Die Inspiration wird auch gezeigt
"One Two Three Swing!", Teil 3, befindet sich in einer Ecke der Turbinenhalle – ist die kleine, nur angedeutete Werkstatt der Schaukelbauer. Auf Regalen lagern hier – in bunter Vielfalt – die vorgestanzten Rohlinge der "Dreisitzer" als Ersatzteile.

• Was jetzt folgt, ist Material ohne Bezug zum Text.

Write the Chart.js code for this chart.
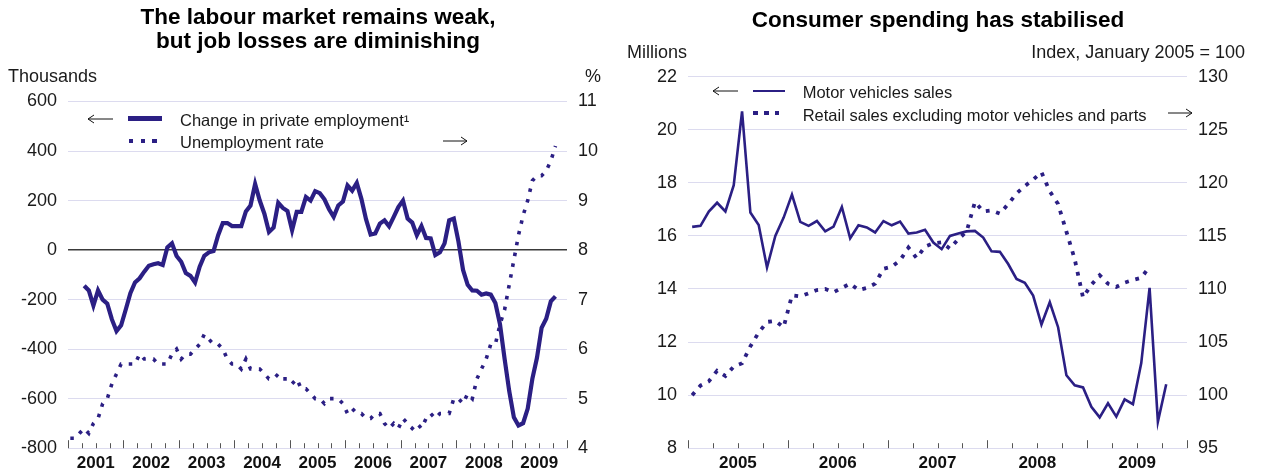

In einem Raum daneben befindet sich die "Bank of Opportunity" – die Bank der Gelegenheiten". Zu sehen ist hier, wovon Fenger und Co. sich inspirieren ließen für ihren großen Swing-Club. Unter anderem Fotos von Carsten Höllers Röhrenrutschen in der Tate von 2006; von Olafur Eliássons Riesensonne "The Weather Project" (2003) – ebenfalls in der Tate – und von der Chinesischen Mauer.
Farbmuster à la Banknote
Apropos Bank. Das bunte Streifenmuster des Teppichs in Abschnitt 1 ist der Farbenpalette britischer Banknoten entlehnt. Das bisschen ironische Systemkritik müsse sein bei so viel Schaukelkunst für die Welt von morgen, meint Fenger:
"Der Kapitalismus hat sich überlebt", sagt Fenger. "Und doch müssen wir mit ihm leben. Noch jedenfalls. Aber eines ist klar: Die 'Energiewende' muss kommen. Unsere Schaukelaggregate hier sind nur der Anfang."